[Exercise brief]
Select lines where the word "full" appears.

[Listing]
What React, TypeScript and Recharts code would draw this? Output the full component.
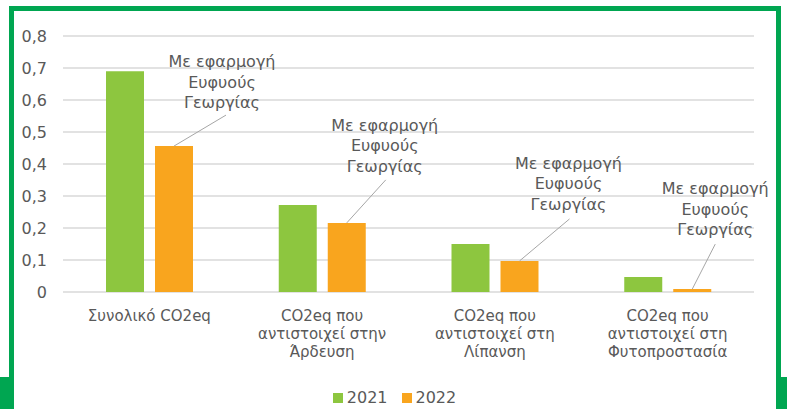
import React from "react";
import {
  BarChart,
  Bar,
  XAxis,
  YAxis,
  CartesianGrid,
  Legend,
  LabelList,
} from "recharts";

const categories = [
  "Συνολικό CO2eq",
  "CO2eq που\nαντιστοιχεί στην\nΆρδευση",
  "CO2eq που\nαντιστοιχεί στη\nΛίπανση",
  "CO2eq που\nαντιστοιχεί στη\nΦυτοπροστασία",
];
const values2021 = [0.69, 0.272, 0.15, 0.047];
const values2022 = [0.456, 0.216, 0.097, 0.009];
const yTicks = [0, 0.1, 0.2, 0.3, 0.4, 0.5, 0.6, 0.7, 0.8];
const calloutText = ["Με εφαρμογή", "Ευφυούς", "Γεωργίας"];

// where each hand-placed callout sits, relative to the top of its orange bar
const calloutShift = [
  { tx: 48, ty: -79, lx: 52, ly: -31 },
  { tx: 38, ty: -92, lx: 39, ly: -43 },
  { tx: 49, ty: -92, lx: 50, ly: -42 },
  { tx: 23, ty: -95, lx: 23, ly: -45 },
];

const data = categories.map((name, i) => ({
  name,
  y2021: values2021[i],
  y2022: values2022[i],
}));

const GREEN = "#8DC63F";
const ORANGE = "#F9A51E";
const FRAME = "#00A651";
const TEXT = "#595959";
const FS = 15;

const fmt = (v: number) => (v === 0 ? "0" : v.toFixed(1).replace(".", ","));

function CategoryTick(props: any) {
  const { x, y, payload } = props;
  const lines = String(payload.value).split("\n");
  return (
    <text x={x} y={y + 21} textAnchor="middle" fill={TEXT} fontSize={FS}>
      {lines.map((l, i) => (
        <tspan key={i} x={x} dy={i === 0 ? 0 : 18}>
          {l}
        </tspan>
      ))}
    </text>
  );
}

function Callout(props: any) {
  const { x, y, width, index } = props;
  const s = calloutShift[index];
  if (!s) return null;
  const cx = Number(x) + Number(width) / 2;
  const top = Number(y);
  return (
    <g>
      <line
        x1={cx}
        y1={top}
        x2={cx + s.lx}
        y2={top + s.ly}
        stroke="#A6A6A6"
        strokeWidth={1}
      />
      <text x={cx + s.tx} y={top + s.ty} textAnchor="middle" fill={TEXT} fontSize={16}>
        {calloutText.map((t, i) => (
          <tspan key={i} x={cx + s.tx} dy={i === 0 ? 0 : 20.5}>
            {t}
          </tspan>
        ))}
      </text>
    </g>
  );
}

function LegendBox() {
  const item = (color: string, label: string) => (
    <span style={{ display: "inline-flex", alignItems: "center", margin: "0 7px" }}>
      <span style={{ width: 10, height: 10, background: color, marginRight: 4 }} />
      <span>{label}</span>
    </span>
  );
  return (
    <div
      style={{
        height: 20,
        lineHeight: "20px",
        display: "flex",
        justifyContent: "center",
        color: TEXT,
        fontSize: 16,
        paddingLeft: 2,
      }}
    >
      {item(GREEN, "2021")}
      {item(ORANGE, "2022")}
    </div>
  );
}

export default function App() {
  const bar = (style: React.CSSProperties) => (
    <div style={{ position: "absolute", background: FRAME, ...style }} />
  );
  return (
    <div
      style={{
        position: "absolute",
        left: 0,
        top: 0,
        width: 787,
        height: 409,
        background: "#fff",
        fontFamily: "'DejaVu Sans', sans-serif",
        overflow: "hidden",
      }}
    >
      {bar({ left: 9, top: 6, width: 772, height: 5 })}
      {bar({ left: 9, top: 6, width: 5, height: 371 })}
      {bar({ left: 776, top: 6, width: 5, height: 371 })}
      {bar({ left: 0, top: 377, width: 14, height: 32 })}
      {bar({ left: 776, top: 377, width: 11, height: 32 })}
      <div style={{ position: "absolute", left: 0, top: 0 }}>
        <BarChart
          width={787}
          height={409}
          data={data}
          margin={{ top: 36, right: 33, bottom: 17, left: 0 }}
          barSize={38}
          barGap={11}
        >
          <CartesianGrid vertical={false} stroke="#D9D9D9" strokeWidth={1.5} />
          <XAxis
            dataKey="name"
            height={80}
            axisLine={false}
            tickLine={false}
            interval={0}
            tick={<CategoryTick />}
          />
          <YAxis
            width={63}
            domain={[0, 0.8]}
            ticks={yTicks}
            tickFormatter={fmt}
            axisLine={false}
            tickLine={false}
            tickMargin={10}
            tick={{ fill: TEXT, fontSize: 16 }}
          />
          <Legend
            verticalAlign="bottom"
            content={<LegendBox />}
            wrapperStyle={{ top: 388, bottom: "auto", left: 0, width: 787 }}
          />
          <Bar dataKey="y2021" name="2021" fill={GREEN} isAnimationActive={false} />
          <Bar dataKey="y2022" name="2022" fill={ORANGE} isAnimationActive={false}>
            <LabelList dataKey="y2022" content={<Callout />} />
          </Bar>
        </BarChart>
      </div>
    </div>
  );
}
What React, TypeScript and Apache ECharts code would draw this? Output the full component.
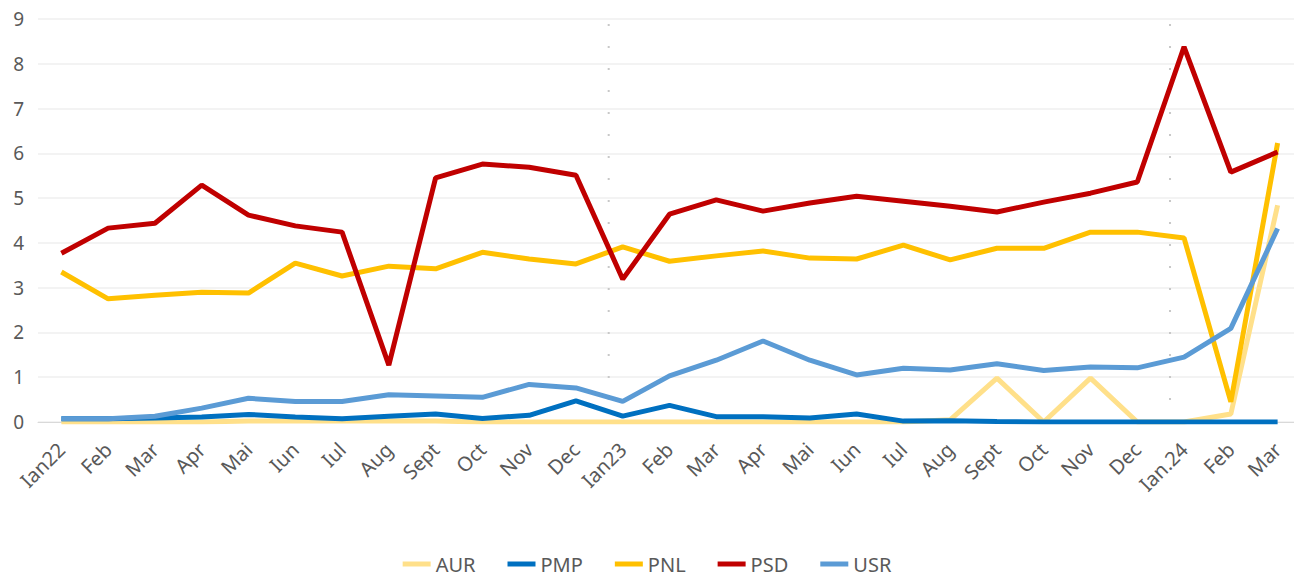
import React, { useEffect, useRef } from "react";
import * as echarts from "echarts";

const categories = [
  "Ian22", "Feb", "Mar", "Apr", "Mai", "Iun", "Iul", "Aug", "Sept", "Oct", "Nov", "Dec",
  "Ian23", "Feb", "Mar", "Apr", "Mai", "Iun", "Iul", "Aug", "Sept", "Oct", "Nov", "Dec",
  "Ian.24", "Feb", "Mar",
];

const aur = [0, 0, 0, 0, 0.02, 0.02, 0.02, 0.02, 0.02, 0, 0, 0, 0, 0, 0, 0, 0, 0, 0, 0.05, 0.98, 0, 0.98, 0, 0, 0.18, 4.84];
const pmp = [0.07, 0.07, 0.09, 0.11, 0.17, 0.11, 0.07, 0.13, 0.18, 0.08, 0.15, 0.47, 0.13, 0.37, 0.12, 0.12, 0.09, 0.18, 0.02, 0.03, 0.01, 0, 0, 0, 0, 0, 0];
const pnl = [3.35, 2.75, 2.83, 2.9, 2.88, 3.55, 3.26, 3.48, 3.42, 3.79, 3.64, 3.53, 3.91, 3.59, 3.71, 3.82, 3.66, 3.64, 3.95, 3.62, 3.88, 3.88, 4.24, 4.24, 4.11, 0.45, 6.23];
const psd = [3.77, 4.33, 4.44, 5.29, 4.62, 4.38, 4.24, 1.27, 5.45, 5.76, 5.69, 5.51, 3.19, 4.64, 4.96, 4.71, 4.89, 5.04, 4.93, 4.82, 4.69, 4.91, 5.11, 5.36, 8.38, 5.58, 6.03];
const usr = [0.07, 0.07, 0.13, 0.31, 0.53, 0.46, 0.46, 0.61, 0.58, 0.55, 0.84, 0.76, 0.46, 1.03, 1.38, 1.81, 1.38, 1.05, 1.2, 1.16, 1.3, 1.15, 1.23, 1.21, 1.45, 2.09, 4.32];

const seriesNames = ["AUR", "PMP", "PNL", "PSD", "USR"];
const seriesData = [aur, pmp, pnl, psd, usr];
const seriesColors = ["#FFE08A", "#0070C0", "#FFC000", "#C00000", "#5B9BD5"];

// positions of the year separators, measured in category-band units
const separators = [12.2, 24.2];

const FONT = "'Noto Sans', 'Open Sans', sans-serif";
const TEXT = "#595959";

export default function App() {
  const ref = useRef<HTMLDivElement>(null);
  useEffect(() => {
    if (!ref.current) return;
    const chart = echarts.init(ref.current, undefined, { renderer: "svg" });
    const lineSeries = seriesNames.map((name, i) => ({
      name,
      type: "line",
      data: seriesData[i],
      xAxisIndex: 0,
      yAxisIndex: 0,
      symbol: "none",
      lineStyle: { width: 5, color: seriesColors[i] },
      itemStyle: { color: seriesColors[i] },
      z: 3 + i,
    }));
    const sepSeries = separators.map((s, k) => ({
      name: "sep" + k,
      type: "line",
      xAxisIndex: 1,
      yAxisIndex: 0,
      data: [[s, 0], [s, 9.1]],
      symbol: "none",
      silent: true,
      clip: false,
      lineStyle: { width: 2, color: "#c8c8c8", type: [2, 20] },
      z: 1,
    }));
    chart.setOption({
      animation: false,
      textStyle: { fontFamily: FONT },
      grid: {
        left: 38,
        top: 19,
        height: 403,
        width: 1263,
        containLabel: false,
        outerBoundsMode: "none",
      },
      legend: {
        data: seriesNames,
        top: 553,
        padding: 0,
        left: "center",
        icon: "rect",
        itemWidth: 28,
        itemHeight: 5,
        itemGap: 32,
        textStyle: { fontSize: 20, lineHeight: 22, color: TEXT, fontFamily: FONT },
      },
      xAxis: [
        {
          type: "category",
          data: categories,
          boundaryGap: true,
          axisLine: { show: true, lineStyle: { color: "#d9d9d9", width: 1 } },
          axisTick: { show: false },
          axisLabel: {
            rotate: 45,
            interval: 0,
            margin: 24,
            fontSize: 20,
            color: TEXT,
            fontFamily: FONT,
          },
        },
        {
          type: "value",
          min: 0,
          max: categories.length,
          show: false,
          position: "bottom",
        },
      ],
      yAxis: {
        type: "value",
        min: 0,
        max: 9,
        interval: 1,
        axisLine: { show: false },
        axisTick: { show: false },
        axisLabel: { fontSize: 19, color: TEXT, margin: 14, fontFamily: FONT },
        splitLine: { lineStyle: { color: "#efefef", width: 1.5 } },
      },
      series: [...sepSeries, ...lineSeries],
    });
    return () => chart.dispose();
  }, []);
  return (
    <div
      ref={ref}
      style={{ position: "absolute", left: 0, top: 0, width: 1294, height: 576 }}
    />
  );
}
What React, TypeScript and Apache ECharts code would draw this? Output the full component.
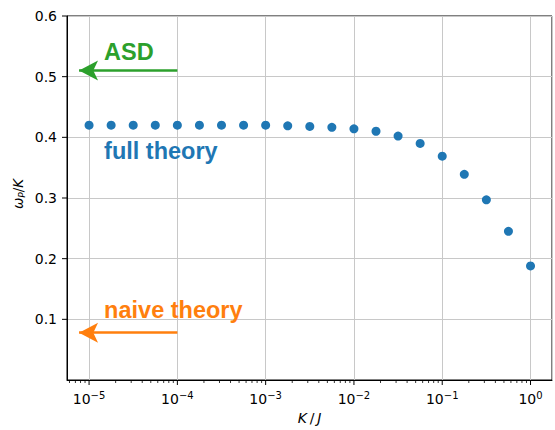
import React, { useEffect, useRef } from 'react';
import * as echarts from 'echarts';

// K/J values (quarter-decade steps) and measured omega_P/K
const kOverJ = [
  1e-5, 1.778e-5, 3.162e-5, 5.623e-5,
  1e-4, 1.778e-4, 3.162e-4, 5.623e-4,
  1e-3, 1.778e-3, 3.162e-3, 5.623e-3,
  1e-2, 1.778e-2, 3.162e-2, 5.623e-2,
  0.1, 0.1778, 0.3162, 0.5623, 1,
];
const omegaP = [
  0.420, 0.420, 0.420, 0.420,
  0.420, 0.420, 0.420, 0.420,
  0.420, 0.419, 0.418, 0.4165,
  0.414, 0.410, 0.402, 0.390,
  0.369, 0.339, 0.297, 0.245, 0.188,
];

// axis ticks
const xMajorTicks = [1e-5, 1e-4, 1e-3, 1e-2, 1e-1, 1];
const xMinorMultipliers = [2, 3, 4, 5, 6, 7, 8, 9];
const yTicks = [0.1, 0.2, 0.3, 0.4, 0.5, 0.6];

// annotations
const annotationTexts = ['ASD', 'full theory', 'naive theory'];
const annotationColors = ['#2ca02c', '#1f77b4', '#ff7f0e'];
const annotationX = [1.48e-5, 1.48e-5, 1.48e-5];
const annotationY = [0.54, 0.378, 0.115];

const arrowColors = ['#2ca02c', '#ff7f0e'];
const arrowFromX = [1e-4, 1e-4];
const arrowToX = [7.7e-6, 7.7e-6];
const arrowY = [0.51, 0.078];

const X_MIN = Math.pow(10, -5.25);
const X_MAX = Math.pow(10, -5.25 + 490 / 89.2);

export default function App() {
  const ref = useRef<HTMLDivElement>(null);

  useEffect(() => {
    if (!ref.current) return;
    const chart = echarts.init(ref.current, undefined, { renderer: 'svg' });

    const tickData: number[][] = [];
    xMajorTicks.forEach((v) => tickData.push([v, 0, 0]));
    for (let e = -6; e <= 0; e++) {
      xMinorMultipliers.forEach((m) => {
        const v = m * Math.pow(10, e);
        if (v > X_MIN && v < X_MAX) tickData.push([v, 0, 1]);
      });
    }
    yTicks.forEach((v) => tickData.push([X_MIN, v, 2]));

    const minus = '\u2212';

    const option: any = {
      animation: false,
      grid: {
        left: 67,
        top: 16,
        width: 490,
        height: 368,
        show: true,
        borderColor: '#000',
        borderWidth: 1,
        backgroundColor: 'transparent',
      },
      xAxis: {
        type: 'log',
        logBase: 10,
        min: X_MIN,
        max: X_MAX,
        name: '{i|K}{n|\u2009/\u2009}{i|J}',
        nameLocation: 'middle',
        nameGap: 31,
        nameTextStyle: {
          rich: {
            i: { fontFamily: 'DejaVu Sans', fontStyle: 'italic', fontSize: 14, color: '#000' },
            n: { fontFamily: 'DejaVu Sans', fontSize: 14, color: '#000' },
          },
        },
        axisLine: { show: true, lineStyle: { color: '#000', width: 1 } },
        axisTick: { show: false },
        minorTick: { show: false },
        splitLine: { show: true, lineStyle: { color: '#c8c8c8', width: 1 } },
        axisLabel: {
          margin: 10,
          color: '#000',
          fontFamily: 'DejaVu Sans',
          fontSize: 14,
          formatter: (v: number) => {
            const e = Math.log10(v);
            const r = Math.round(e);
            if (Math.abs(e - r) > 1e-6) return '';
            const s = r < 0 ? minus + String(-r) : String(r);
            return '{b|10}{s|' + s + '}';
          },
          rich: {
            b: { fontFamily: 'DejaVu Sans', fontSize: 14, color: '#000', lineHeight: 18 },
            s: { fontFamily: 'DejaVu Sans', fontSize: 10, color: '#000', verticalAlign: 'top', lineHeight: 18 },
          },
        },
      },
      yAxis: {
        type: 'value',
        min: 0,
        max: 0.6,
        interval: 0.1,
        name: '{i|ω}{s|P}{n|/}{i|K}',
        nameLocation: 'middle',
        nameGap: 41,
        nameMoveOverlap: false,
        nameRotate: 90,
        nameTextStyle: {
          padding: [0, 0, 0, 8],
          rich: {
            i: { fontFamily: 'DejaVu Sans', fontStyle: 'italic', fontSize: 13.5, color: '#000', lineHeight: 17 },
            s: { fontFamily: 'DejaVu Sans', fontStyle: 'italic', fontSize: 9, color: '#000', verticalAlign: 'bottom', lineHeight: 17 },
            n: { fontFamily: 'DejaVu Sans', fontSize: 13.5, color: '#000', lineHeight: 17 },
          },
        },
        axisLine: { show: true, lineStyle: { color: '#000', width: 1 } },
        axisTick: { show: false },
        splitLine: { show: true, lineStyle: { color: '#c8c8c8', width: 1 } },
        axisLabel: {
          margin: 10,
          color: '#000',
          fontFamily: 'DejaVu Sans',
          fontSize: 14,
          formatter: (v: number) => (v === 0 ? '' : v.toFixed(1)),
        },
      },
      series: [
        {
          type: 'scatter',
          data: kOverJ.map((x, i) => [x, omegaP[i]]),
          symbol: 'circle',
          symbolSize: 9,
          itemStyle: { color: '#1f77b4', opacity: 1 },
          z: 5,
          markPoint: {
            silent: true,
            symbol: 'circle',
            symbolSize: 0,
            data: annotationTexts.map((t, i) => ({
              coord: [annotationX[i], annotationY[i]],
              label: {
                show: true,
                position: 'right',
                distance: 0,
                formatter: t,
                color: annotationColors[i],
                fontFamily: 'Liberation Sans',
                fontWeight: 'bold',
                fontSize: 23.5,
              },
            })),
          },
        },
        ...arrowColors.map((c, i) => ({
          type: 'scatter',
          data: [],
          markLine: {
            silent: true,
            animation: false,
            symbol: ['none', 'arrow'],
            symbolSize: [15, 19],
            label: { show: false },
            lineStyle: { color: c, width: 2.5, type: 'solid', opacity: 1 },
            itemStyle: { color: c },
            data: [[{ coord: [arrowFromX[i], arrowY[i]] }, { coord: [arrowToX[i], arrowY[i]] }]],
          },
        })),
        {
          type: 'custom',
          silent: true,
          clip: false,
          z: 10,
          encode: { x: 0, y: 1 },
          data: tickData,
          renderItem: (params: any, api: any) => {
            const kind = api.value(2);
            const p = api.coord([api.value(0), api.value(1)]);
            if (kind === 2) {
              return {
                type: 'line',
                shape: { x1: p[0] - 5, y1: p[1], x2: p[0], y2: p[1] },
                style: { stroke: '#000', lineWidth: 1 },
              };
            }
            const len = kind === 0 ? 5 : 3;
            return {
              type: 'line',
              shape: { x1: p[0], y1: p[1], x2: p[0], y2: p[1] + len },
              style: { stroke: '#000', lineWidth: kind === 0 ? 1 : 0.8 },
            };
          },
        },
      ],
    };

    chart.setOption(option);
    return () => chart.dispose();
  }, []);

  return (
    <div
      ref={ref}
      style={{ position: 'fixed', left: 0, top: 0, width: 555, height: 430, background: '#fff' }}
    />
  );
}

[Response]
What React, TypeScript and Recharts code would draw this? Output the full component.
What React, TypeScript and Apache ECharts code would draw this? Output the full component.
What React, TypeScript and Apache ECharts code would draw this? Output the full component.
const annotationTexts = ['ASD', 'full theory', 'naive theory'];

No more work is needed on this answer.